JAKARTA/TABENGAN.CO.ID – Anggota DPD (Dewan Perwakilan Daerah) Republik Indonesia asal daerah pemilihan Kalimantan Tengah Dr. Agustin Teras Narang, SH, Jumat (30/8) menghadiri dialog kebangsaan bersama PT Bumitama Gunajaya Agro (BGA Group), di Kantor Head Office BGA Group, Jakarta Selatan dan diikuti seluruh manajemen melalui zoom.
Dialog kebangsaan digelar dalam rangka memperingati HUT RI Ke 79, dengan mengusung tema “Akulturasi budaya, sebuah keniscayaan untuk mendukung investasi usaha”, dan dalam dialog kebangsaan itu digelar juga sesi tanya jawab perihal permasalahan yang saat ini terjadi di perusahaan perkebunan kelapa sawit baik di Kalimantan Tengah maupun Kalimantan Barat.
Dalam sambutannya Direktur CA & Partnership PT BGA Priyanto Puji Sulistiyo menyampaikan, bahwa sudah menjadi tradisi PT BGA melaksanakan peringatan HUT Republik Indonesia, baik di kantor pusat maupun di kebun, dan untuk saat ini jumlah karyawan yang ada di bawah naungan BGA Group berjumlah 30 ribu dan di Jakarta ada 500 orang. Momentum HUT Republik Indonesia sebagai moment untuk membangkitkan rasa nasionalisme bagi seluruh karyawan PT BGA.

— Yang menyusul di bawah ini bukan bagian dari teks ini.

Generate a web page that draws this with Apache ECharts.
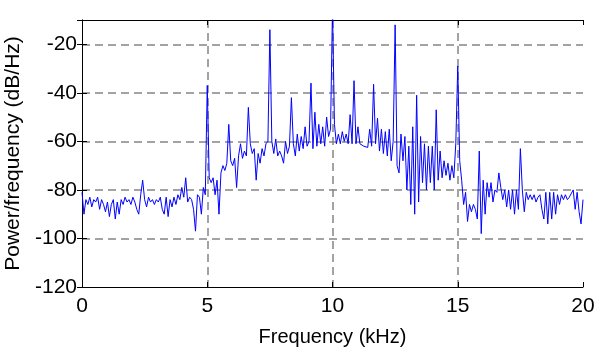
<!DOCTYPE html>
<html>
<head>
<meta charset="utf-8">
<script src="https://cdn.jsdelivr.net/npm/echarts@6/dist/echarts.min.js"></script>
<style>
  html, body { margin: 0; padding: 0; background: #fff; }
  #chart { width: 597px; height: 354px; }
</style>
</head>
<body>
<div id="chart"></div>
<script>
// PSD bins, 257 points over 0..20 kHz
const freqStep = 20 / 256; // kHz per bin
const freqTicks = [0, 5, 10, 15, 20];
const dbTicks = [-120, -100, -80, -60, -40, -20];

// 0 - 4.92 kHz, noise floor
const floorLow = [
  -81, -90, -84, -86, -83, -87, -84, -85, -83, -88, -84, -86, -89, -85, -91, -86,
  -84, -92, -85, -90, -84, -86, -83, -85, -84, -86, -83, -85, -88, -90, -82, -76,
  -84, -87, -83, -85, -84, -86, -84, -85, -83, -88, -90, -83, -91, -84, -87, -83,
  -86, -82, -84, -79, -83, -75, -85, -83, -84, -88, -97, -82, -83, -90, -79, -82
];
// 5 - 14.92 kHz, signal band
const bandMid = [
  -37, -75, -77, -75, -82, -76, -90, -73, -70, -72, -69, -53, -68, -70, -67, -79,
  -66, -61, -67, -64, -66, -46, -61, -65, -63, -76, -65, -69, -63, -66, -61, -60,
  -14, -60, -65, -59, -66, -64, -66, -69, -60, -65, -62, -42, -61, -66, -57, -64,
  -58, -63, -54, -62, -60, -36, -63, -48, -62, -53, -61, -54, -62, -50, -58, -55,
  -5, -53, -61, -57, -61, -56, -60, -57, -61, -49, -61, -35, -61, -54, -61, -61.5,
  -62, -62, -62.5, -55, -62, -36.5, -61, -50.5, -64, -55, -65, -56, -66, -55, -68, -60,
  -12, -70, -73, -57, -68, -58, -80, -62, -86, -54, -90, -41, -85, -58, -77, -61,
  -80, -62, -77, -62, -80, -47, -76, -64, -75, -68, -74, -69, -76, -70, -75, -61
];
// 15 - 20 kHz, noise floor
const floorHigh = [
  -29, -68, -76, -86, -81, -93, -86, -89, -86, -88, -92, -64, -98, -76, -90, -77,
  -83, -77, -85, -80, -81, -73, -79, -84, -80, -87, -80, -88, -80, -90, -80, -88,
  -63, -80, -89, -81, -84, -82, -84, -82, -85, -83, -82, -88, -92, -81, -94, -81,
  -92, -81, -90, -82, -86, -82, -84, -82, -84, -83, -83, -80, -88, -81, -89, -94, -84
];

const powerDb = floorLow.concat(bandMid, floorHigh);
const points = powerDb.map((v, i) => [i * freqStep, v]);

const font = "Liberation Sans";
const gridLine = { show: true, showMinLine: false, showMaxLine: false,
  lineStyle: { color: "#858585", type: [8, 5], width: 1.5 } };
const blackLine = { show: true, lineStyle: { color: "#000", width: 1 } };
const tickIn = { show: true, inside: true, length: 5, lineStyle: { color: "#000" } };

const option = {
  animation: false,
  backgroundColor: "#fff",
  grid: { left: 82, right: 14, top: 20, bottom: 67, outerBoundsMode: "none" },
  xAxis: [
    {
      type: "value", min: 0, max: 20, interval: 5, position: "bottom",
      axisLine: blackLine, axisTick: tickIn,
      axisLabel: {
        color: "#000", fontSize: 21, fontFamily: font, margin: 9,
        formatter: (v) => (freqTicks.includes(v) ? String(v) : ""),
      },
      splitLine: gridLine,
      name: "Frequency (kHz)", nameLocation: "middle", nameGap: 40,
      nameTextStyle: { color: "#000", fontSize: 20, fontFamily: font },
    },
    {
      type: "value", min: 0, max: 20, interval: 5, position: "top",
      axisLine: blackLine, axisTick: tickIn,
      axisLabel: { show: false }, splitLine: { show: false },
    },
  ],
  yAxis: [
    {
      type: "value", min: -120, max: -10, interval: 20, position: "left",
      axisLine: blackLine, axisTick: tickIn,
      axisLabel: {
        color: "#000", fontSize: 21, fontFamily: font, margin: 5,
        formatter: (v) => (dbTicks.includes(v) ? String(v) : ""),
      },
      splitLine: gridLine,
      name: "Power/frequency (dB/Hz)", nameLocation: "middle", nameGap: 47,
      nameTextStyle: { color: "#000", fontSize: 21, fontFamily: font },
    },
    {
      type: "value", min: -120, max: -10, interval: 20, position: "right",
      axisLine: blackLine, axisTick: tickIn,
      axisLabel: { show: false }, splitLine: { show: false },
    },
  ],
  series: [
    {
      type: "line",
      data: points,
      showSymbol: false,
      clip: true,
      lineStyle: { color: "#0000ff", width: 1 },
    },
  ],
};

const myChart = echarts.init(document.getElementById("chart"));
myChart.setOption(option);
</script>
</body>
</html>
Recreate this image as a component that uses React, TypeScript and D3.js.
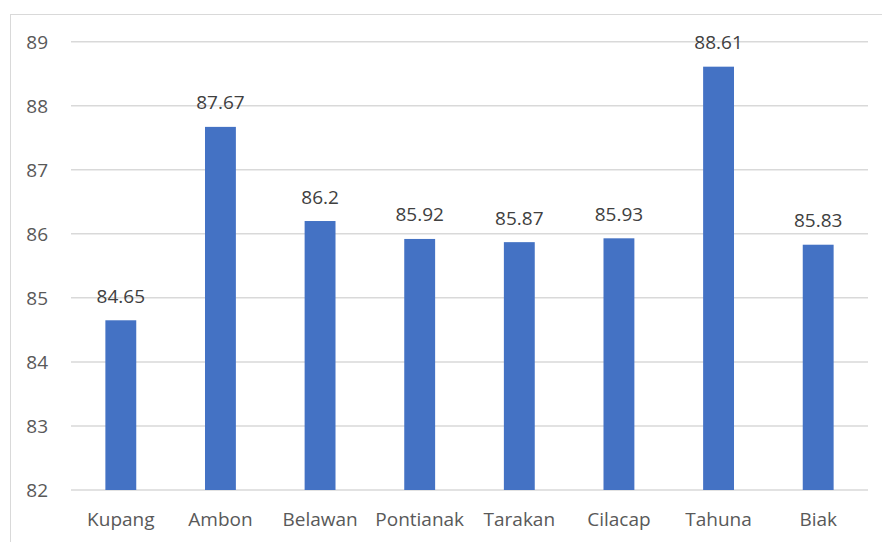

Priyanto pun menjelaskan, sejak awal pembangunan PT BGA diwajibkan untuk membangun kebun plasma, ada atau tidaknya peraturan dari Kementerian Pertanian ataupun mandatori, pembangunan kebun plasma itu kewajiban yang di laksanakan oleh kebun milik BGA Group.

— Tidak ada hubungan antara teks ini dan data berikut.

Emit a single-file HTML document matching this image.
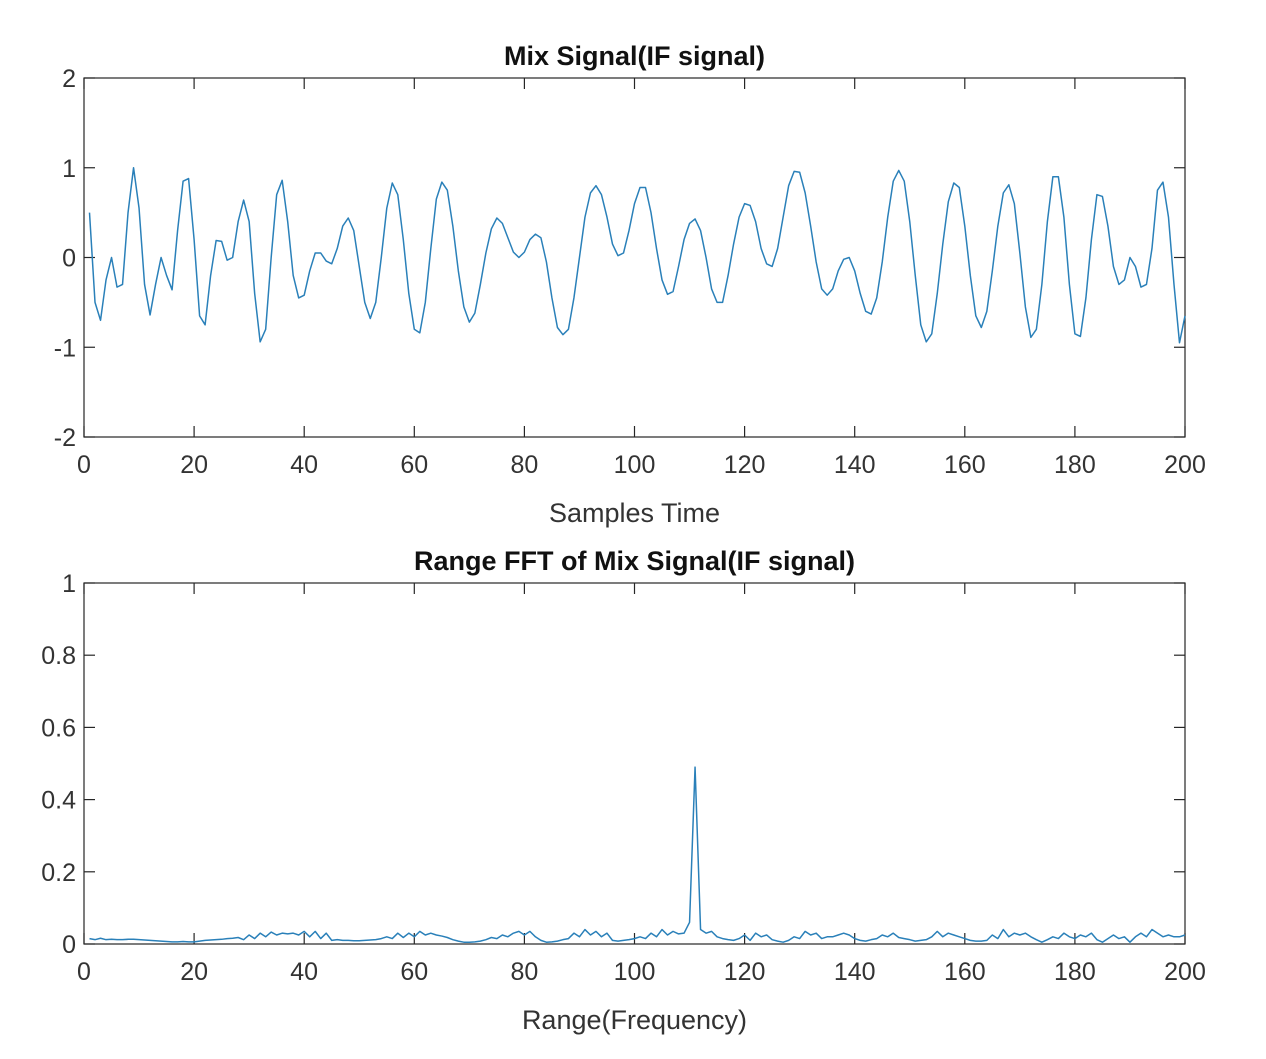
<!DOCTYPE html>
<html><head><meta charset="utf-8"><style>
html,body{margin:0;padding:0;background:#fff;}
svg text{font-family:"Liberation Sans",sans-serif;}
</style></head><body>
<svg id="fig" width="1266" height="1054" viewBox="0 0 1266 1054" xmlns="http://www.w3.org/2000/svg"></svg>
<script>
const mixValues=[0.5,-0.5,-0.7,-0.25,0.0,-0.33,-0.3,0.5,1.0,0.55,-0.3,-0.64,-0.3,0.0,-0.2,-0.36,0.3,0.85,0.88,0.2,-0.65,-0.75,-0.2,0.19,0.18,-0.03,0.0,0.4,0.64,0.4,-0.4,-0.94,-0.8,0.0,0.7,0.86,0.4,-0.2,-0.45,-0.42,-0.15,0.05,0.05,-0.04,-0.07,0.1,0.35,0.44,0.3,-0.1,-0.5,-0.68,-0.5,0.0,0.55,0.83,0.7,0.2,-0.4,-0.8,-0.84,-0.5,0.1,0.65,0.84,0.75,0.35,-0.15,-0.55,-0.72,-0.62,-0.3,0.05,0.32,0.44,0.38,0.22,0.06,0.0,0.06,0.2,0.26,0.22,-0.05,-0.45,-0.78,-0.86,-0.8,-0.45,0.0,0.45,0.72,0.8,0.7,0.45,0.15,0.02,0.05,0.3,0.6,0.78,0.78,0.5,0.1,-0.25,-0.41,-0.38,-0.1,0.2,0.38,0.43,0.3,0.0,-0.35,-0.5,-0.5,-0.2,0.15,0.45,0.6,0.58,0.4,0.1,-0.07,-0.1,0.1,0.45,0.8,0.96,0.95,0.72,0.35,-0.05,-0.35,-0.42,-0.35,-0.15,-0.02,0.0,-0.15,-0.4,-0.6,-0.63,-0.45,-0.05,0.45,0.85,0.97,0.85,0.4,-0.2,-0.75,-0.94,-0.85,-0.4,0.15,0.62,0.83,0.78,0.35,-0.2,-0.65,-0.78,-0.6,-0.15,0.35,0.72,0.81,0.6,0.05,-0.55,-0.89,-0.8,-0.3,0.4,0.9,0.9,0.45,-0.3,-0.85,-0.88,-0.45,0.2,0.7,0.68,0.35,-0.1,-0.3,-0.25,0.0,-0.1,-0.33,-0.3,0.1,0.75,0.84,0.45,-0.3,-0.95,-0.65];
const fftValues=[0.015,0.012,0.016,0.012,0.013,0.012,0.012,0.013,0.013,0.012,0.011,0.01,0.009,0.008,0.007,0.006,0.006,0.007,0.006,0.006,0.008,0.01,0.011,0.012,0.013,0.015,0.016,0.018,0.012,0.025,0.015,0.03,0.02,0.033,0.025,0.03,0.028,0.03,0.025,0.035,0.02,0.035,0.015,0.03,0.01,0.012,0.01,0.01,0.009,0.009,0.01,0.011,0.012,0.015,0.02,0.015,0.03,0.018,0.03,0.02,0.035,0.025,0.03,0.025,0.022,0.018,0.012,0.008,0.005,0.005,0.006,0.008,0.012,0.018,0.015,0.025,0.02,0.03,0.035,0.025,0.035,0.02,0.01,0.005,0.006,0.008,0.012,0.015,0.03,0.02,0.04,0.025,0.035,0.02,0.03,0.01,0.008,0.01,0.012,0.015,0.02,0.015,0.03,0.02,0.04,0.025,0.035,0.028,0.03,0.06,0.49,0.04,0.03,0.035,0.02,0.015,0.012,0.01,0.015,0.025,0.01,0.03,0.02,0.025,0.012,0.008,0.005,0.01,0.02,0.015,0.035,0.025,0.03,0.015,0.02,0.02,0.025,0.03,0.025,0.015,0.01,0.008,0.012,0.015,0.025,0.02,0.03,0.018,0.015,0.012,0.008,0.01,0.012,0.02,0.035,0.02,0.03,0.025,0.02,0.015,0.01,0.008,0.008,0.01,0.025,0.015,0.04,0.02,0.03,0.025,0.03,0.02,0.012,0.005,0.012,0.02,0.015,0.03,0.02,0.015,0.025,0.02,0.03,0.012,0.005,0.015,0.025,0.015,0.02,0.005,0.02,0.03,0.02,0.04,0.03,0.02,0.025,0.02,0.02,0.025];
const xTicks=[0,20,40,60,80,100,120,140,160,180,200];
const yTicksTop=[-2,-1,0,1,2];
const yTicksBot=[0,0.2,0.4,0.6,0.8,1];
const yTickLabelsBot=['0','0.2','0.4','0.6','0.8','1'];

const NS='http://www.w3.org/2000/svg';
const svg=document.getElementById('fig');
function mk(tag,attrs,parent){const e=document.createElementNS(NS,tag);for(const k in attrs)e.setAttribute(k,attrs[k]);(parent||svg).appendChild(e);return e;}

function drawAxes(cfg){
  const {left,right,top,bottom,ymin,ymax,yTicks,yLabels,values,title,xlabel,name}=cfg;
  const g=mk('g',{});
  
  
  const xs=v=>left+(v-0)/(200-0)*(right-left);
  const ys=v=>bottom-(v-ymin)/(ymax-ymin)*(bottom-top);
  const box=mk('rect',{x:left,y:top,width:right-left,height:bottom-top,fill:'#fff',stroke:'#262626','stroke-width':1.2},g);
  
  
  xTicks.forEach(t=>{
    const x=xs(t);
    mk('line',{x1:x,x2:x,y1:bottom,y2:bottom-11,stroke:'#262626','stroke-width':1.2},g);
    mk('line',{x1:x,x2:x,y1:top,y2:top+11,stroke:'#262626','stroke-width':1.2},g);
    const tx=mk('text',{x:x,y:bottom+36,'text-anchor':'middle','font-size':25,fill:'#333'},g);
    tx.textContent=String(t);
    
    
  });
  yTicks.forEach((t,i)=>{
    const y=ys(t);
    mk('line',{x1:left,x2:left+11,y1:y,y2:y,stroke:'#262626','stroke-width':1.2},g);
    mk('line',{x1:right,x2:right-11,y1:y,y2:y,stroke:'#262626','stroke-width':1.2},g);
    const tx=mk('text',{x:left-8,y:y+9,'text-anchor':'end','font-size':25,fill:'#333'},g);
    tx.textContent=yLabels[i];
    
    
  });
  const pts=values.slice(0,200).map((v,i)=>xs(i+1).toFixed(2)+','+ys(v).toFixed(2)).join(' ');
  const line=mk('polyline',{points:pts,fill:'none',stroke:'#2a80b9','stroke-width':1.5,'stroke-linejoin':'round'},g);
  
  
  const tt=mk('text',{x:(left+right)/2,y:top-13,'text-anchor':'middle','font-size':27,'font-weight':'bold',fill:'#111'},g);
  tt.textContent=title;
  
  
  const xl=mk('text',{x:(left+right)/2,y:bottom+85,'text-anchor':'middle','font-size':27,fill:'#333'},g);
  xl.textContent=xlabel;
  
  
}
drawAxes({left:84,right:1185,top:78,bottom:437,ymin:-2,ymax:2,yTicks:yTicksTop,yLabels:yTicksTop.map(String),values:mixValues,title:'Mix Signal(IF signal)',xlabel:'Samples Time',name:'mix-signal'});
drawAxes({left:84,right:1185,top:583,bottom:944,ymin:0,ymax:1,yTicks:yTicksBot,yLabels:yTickLabelsBot,values:fftValues,title:'Range FFT of Mix Signal(IF signal)',xlabel:'Range(Frequency)',name:'range-fft'});
</script>
</body></html>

Karena hal itu sebagai komitmen dalam melaksanakan program PT BGA yang selaras dengan program yang telah di canangkan oleh pemerintah pusat, provinsi maupun daerah, sehingga PT BGA turut andil mensukseskan program pemerintah baik untuk pembangunan maupun meningkatkan taraf hidup masyarakat.
“Kegiatan dialog kebangsaan ini sangat berarti bagi kami, dimana kami memilki komitmen tinggal sinergi dengan pemerintah, yang kesemuanya demi terwujudnya Nusantara baru, Indonesia maju dan BGA Maju, kami pun sangat menjunjung tinggi dimana bumi di pijak disitu langit di junjung, untuk itu tema Akulturasi Budaya ini menjadi langkah penting bagi perkembangan PT BGA kedepannya di tengah perbedaan akan tetapi tetap satu tekad demi Indonesia Maju,” ujar Priyanto.
Sebagai Narasumber, Agustin Teras Narang memberikan apresiasi kepada PT BGA yang telah berkontribusi dan memberikan manfaat begitu besar bagi masyarakat, ditengah berbagai perbedaan, PT BGA berupaya dengan keras untuk bisa beradaptasi. Sehingga PT BGA mampu berdiri hampir puluhan tahun.
Teras Narang mengingatkan juga bahwa dunia terus berkembang dalam inovasi dan persaingan bisnis, dan tidak sedikit yang tertinggal karena kegagalan untuk dapat bertahan akibat gagalnya beradaptasi dengan lingkungan yang terus berubah karena interaksi yang juga berkembang.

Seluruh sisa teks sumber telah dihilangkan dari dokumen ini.